Written exercise → Go through the listing below and gather every line with the word "this".

Rows from a dataset of charts and code →

** Start **

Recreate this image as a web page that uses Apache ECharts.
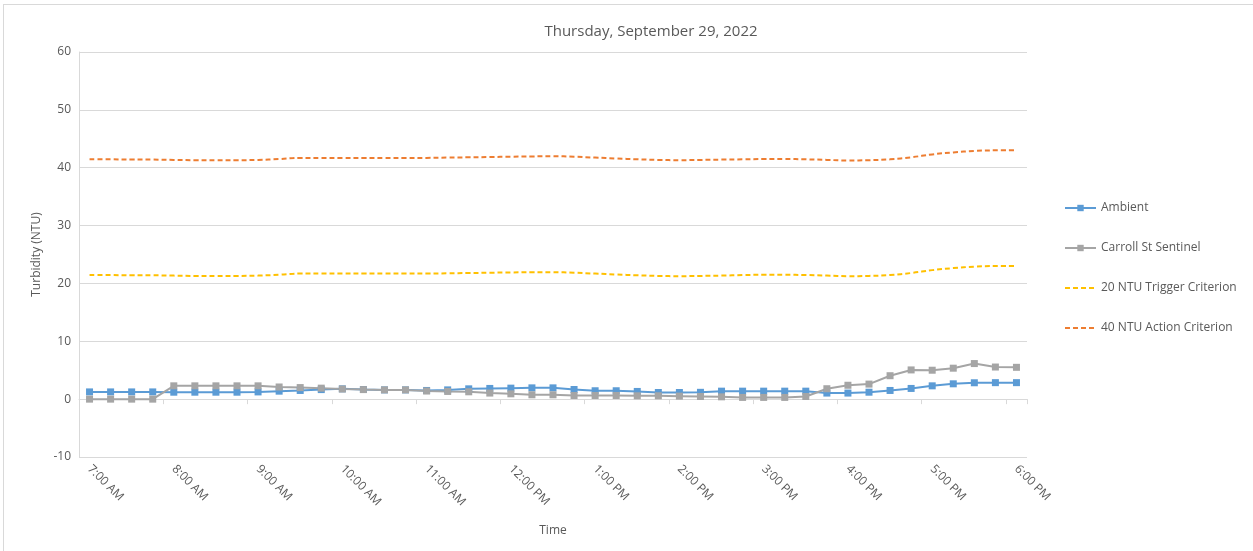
<!DOCTYPE html>
<html>
<head>
<meta charset="utf-8">
<script src="https://cdn.jsdelivr.net/npm/echarts@6/dist/echarts.min.js"></script>
<style>
  html, body { margin: 0; padding: 0; background: #fff; }
  #wrap { position: relative; width: 1253px; height: 551px; overflow: hidden; }
  #frame { position: absolute; left: 3px; top: 4px; width: 1300px; height: 600px; border-left: 1px solid #d9d9d9; border-top: 1px solid #d9d9d9; box-sizing: border-box; pointer-events: none; }
  #chart { position: absolute; left: 0; top: 0; width: 1253px; height: 551px; }
</style>
</head>
<body>
<div id="wrap">
  <div id="chart"></div>
  <div id="frame"></div>
</div>
<script>
const times = [
  "7:00 AM","7:15 AM","7:30 AM","7:45 AM","8:00 AM","8:15 AM","8:30 AM","8:45 AM",
  "9:00 AM","9:15 AM","9:30 AM","9:45 AM","10:00 AM","10:15 AM","10:30 AM","10:45 AM",
  "11:00 AM","11:15 AM","11:30 AM","11:45 AM","12:00 PM","12:15 PM","12:30 PM","12:45 PM",
  "1:00 PM","1:15 PM","1:30 PM","1:45 PM","2:00 PM","2:15 PM","2:30 PM","2:45 PM",
  "3:00 PM","3:15 PM","3:30 PM","3:45 PM","4:00 PM","4:15 PM","4:30 PM","4:45 PM",
  "5:00 PM","5:15 PM","5:30 PM","5:45 PM","6:00 PM"
];
const ambient = [
  1.25,1.25,1.25,1.25,1.2,1.2,1.2,1.2,1.25,1.38,1.5,1.65,1.78,1.67,1.6,1.6,
  1.5,1.6,1.78,1.85,1.9,1.95,1.95,1.67,1.45,1.45,1.33,1.15,1.15,1.18,1.38,1.38,
  1.38,1.38,1.38,1.05,1.05,1.2,1.5,1.85,2.3,2.65,2.83,2.85,2.85
];
const carroll = [
  0,0,0,0,2.3,2.3,2.3,2.3,2.3,2.1,2.0,1.9,1.75,1.65,1.6,1.6,
  1.4,1.33,1.27,1.05,0.92,0.75,0.75,0.63,0.63,0.63,0.58,0.58,0.52,0.46,0.4,0.3,
  0.3,0.3,0.46,1.8,2.4,2.6,4.05,5.05,5.0,5.35,6.15,5.55,5.5
];
const trigger20 = [
  21.45,21.45,21.4,21.4,21.35,21.3,21.3,21.3,21.35,21.5,21.7,21.7,21.7,21.7,21.7,21.7,
  21.7,21.75,21.8,21.85,21.9,21.95,21.95,21.85,21.7,21.55,21.4,21.3,21.25,21.3,21.35,21.45,
  21.5,21.5,21.45,21.35,21.25,21.3,21.45,21.8,22.3,22.65,22.9,23.0,23.0
];
const action40 = [
  41.45,41.45,41.4,41.4,41.35,41.3,41.3,41.3,41.35,41.5,41.7,41.7,41.7,41.7,41.7,41.7,
  41.7,41.75,41.8,41.85,41.9,41.95,42.0,41.9,41.75,41.6,41.45,41.35,41.3,41.35,41.4,41.45,
  41.5,41.5,41.45,41.35,41.25,41.3,41.45,41.8,42.3,42.65,42.9,43.0,43.0
];
const yTicks = { min: -10, max: 60, step: 10 };

const txt = '#595959';
const gridC = '#d9d9d9';
const font = '"Open Sans", "Liberation Sans", sans-serif';

const chart = echarts.init(document.getElementById('chart'), null, { renderer: 'canvas' });
chart.setOption({
  animation: false,
  backgroundColor: 'transparent',
  textStyle: { fontFamily: font, color: txt },
  title: {
    text: 'Thursday, September 29, 2022',
    left: 646, top: 19, textAlign: 'center',
    textStyle: { fontFamily: font, fontSize: 15, fontWeight: 'normal', color: txt }
  },
  legend: {
    orient: 'vertical',
    left: 1059, top: 197,
    itemWidth: 31, itemHeight: 8, itemGap: 28,
    textStyle: { fontFamily: font, fontSize: 12, color: txt },
    data: [
      { name: 'Ambient' },
      { name: 'Carroll St Sentinel' },
      { name: '20 NTU Trigger Criterion', itemStyle: { opacity: 0 } },
      { name: '40 NTU Action Criterion', itemStyle: { opacity: 0 } }
    ]
  },
  grid: { left: 79, right: 226, top: 52, bottom: 94, containLabel: false },
  xAxis: [
    {
      type: 'category', data: times, boundaryGap: true,
      axisLine: { onZero: true, lineStyle: { color: gridC, width: 1 } },
      axisTick: { show: true, interval: 3, length: 5, lineStyle: { color: gridC } },
      axisLabel: { show: false },
      splitLine: { show: false }
    },
    {
      type: 'category', data: times, boundaryGap: true, position: 'bottom',
      axisLine: { show: false, onZero: false },
      axisTick: { show: false },
      axisLabel: { show: true, interval: 3, rotate: -45, margin: 10, fontFamily: font, fontSize: 12, color: txt },
      splitLine: { show: false },
      name: 'Time', nameLocation: 'middle', nameGap: 68,
      nameTextStyle: { fontFamily: font, fontSize: 12, color: txt }
    }
  ],
  yAxis: {
    type: 'value', min: yTicks.min, max: yTicks.max, interval: yTicks.step,
    axisLine: { show: true, lineStyle: { color: gridC } },
    axisTick: { show: false },
    axisLabel: { margin: 8, fontFamily: font, fontSize: 12, color: txt },
    splitLine: { show: true, lineStyle: { color: gridC, width: 1 } },
    name: 'Turbidity (NTU)', nameLocation: 'middle', nameGap: 35,
    nameTextStyle: { fontFamily: font, fontSize: 12, color: txt }
  },
  series: [
    {
      name: 'Ambient', type: 'line', data: ambient, xAxisIndex: 0,
      symbol: 'rect', symbolSize: 7,
      itemStyle: { color: '#5B9BD5' },
      lineStyle: { color: '#5B9BD5', width: 2 }
    },
    {
      name: 'Carroll St Sentinel', type: 'line', data: carroll, xAxisIndex: 0,
      symbol: 'rect', symbolSize: 7,
      itemStyle: { color: '#A5A5A5' },
      lineStyle: { color: '#A5A5A5', width: 2 }
    },
    {
      name: '20 NTU Trigger Criterion', type: 'line', data: trigger20, xAxisIndex: 0,
      symbol: 'none', smooth: 0.4,
      itemStyle: { color: '#FFC000' },
      lineStyle: { color: '#FFC000', width: 2, type: [5, 3] }
    },
    {
      name: '40 NTU Action Criterion', type: 'line', data: action40, xAxisIndex: 0,
      symbol: 'none', smooth: 0.4,
      itemStyle: { color: '#ED7D31' },
      lineStyle: { color: '#ED7D31', width: 2, type: [5, 3] }
    }
  ]
});
</script>
</body>
</html>
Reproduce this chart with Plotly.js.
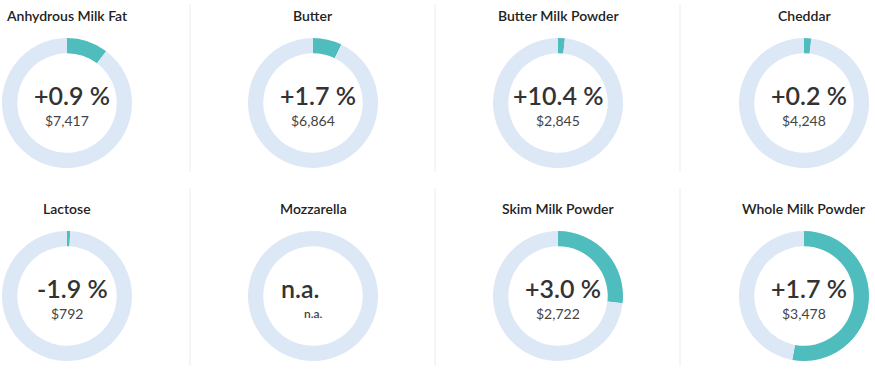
<!DOCTYPE html>
<html><head><meta charset="utf-8">
<script src="https://cdn.plot.ly/plotly-3.0.1.min.js"></script>
<style>html,body{margin:0;padding:0;background:#fff;}#chart{width:875px;height:373px;}</style>
</head><body><div id="chart"></div>
<script>
const products = ["Anhydrous Milk Fat","Butter","Butter Milk Powder","Cheddar","Lactose","Mozzarella","Skim Milk Powder","Whole Milk Powder"];
const changes = ["+0.9 %","+1.7 %","+10.4 %","+0.2 %","-1.9 %","n.a.","+3.0 %","+1.7 %"];
const prices = ["$7,417","$6,864","$2,845","$4,248","$792","n.a.","$2,722","$3,478"];
const shares = [10.3, 7.2, 1.7, 1.8, 0.8, 0, 26.8, 52.9];

const W = 875, H = 373;
const colX = [67, 313, 558, 804];
const rowY = [103, 296];
const R = 65;
const TEAL = "#4fbcbd", LIGHT = "#dce8f5";

const data = [], annotations = [], shapes = [];
products.forEach((p, i) => {
  const cx = colX[i % 4], cy = rowY[Math.floor(i / 4)];
  data.push({
    type: "pie", values: [shares[i], 100 - shares[i]], labels: ["share", "rest"],
    hole: 0.765, sort: false, direction: "clockwise", rotation: 0,
    marker: {colors: [TEAL, LIGHT], line: {width: 0}},
    textinfo: "none", hoverinfo: "none", showlegend: false,
    domain: {x: [(cx - R) / W, (cx + R) / W], y: [1 - (cy + R) / H, 1 - (cy - R) / H]}
  });
  annotations.push({text: p, x: cx / W, y: 1 - (cy - 88) / H, xref: "paper", yref: "paper",
    showarrow: false, xanchor: "center", yanchor: "middle",
    font: {family: "Lato", size: 14, color: "#222", weight: 600}});
  const na = changes[i] === "n.a.";
  const shift = na ? -13 : (changes[i].length > 6 ? 0 : 5);
  annotations.push({text: changes[i], x: cx / W, y: 1 - (cy - 8) / H, xref: "paper", yref: "paper",
    showarrow: false, xanchor: "center", yanchor: "middle", xshift: shift,
    font: {family: "Lato", size: 25, color: "#333", weight: 600}});
  annotations.push({text: prices[i], x: cx / W, y: 1 - (cy + 17) / H, xref: "paper", yref: "paper",
    showarrow: false, xanchor: "center", yanchor: "middle",
    font: {family: "Lato", size: na ? 12 : 14, color: "#444", weight: na ? 600 : 400}});
});
[190, 435, 680].forEach(x => {
  [[4, 172], [188, 366]].forEach(([a, b]) => {
    shapes.push({type: "line", xref: "paper", yref: "paper", x0: x / W, x1: x / W,
      y0: 1 - a / H, y1: 1 - b / H, line: {color: "#ececec", width: 1}});
  });
});

Plotly.newPlot("chart", data, {
  width: W, height: H, margin: {l: 0, r: 0, t: 0, b: 0},
  paper_bgcolor: "#fff", plot_bgcolor: "#fff",
  annotations: annotations, shapes: shapes
}, {displayModeBar: false, staticPlot: true});
</script></body></html>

** End **

Task result →
Recreate this image as a web page that uses Apache ECharts.
Reproduce this chart with Plotly.js.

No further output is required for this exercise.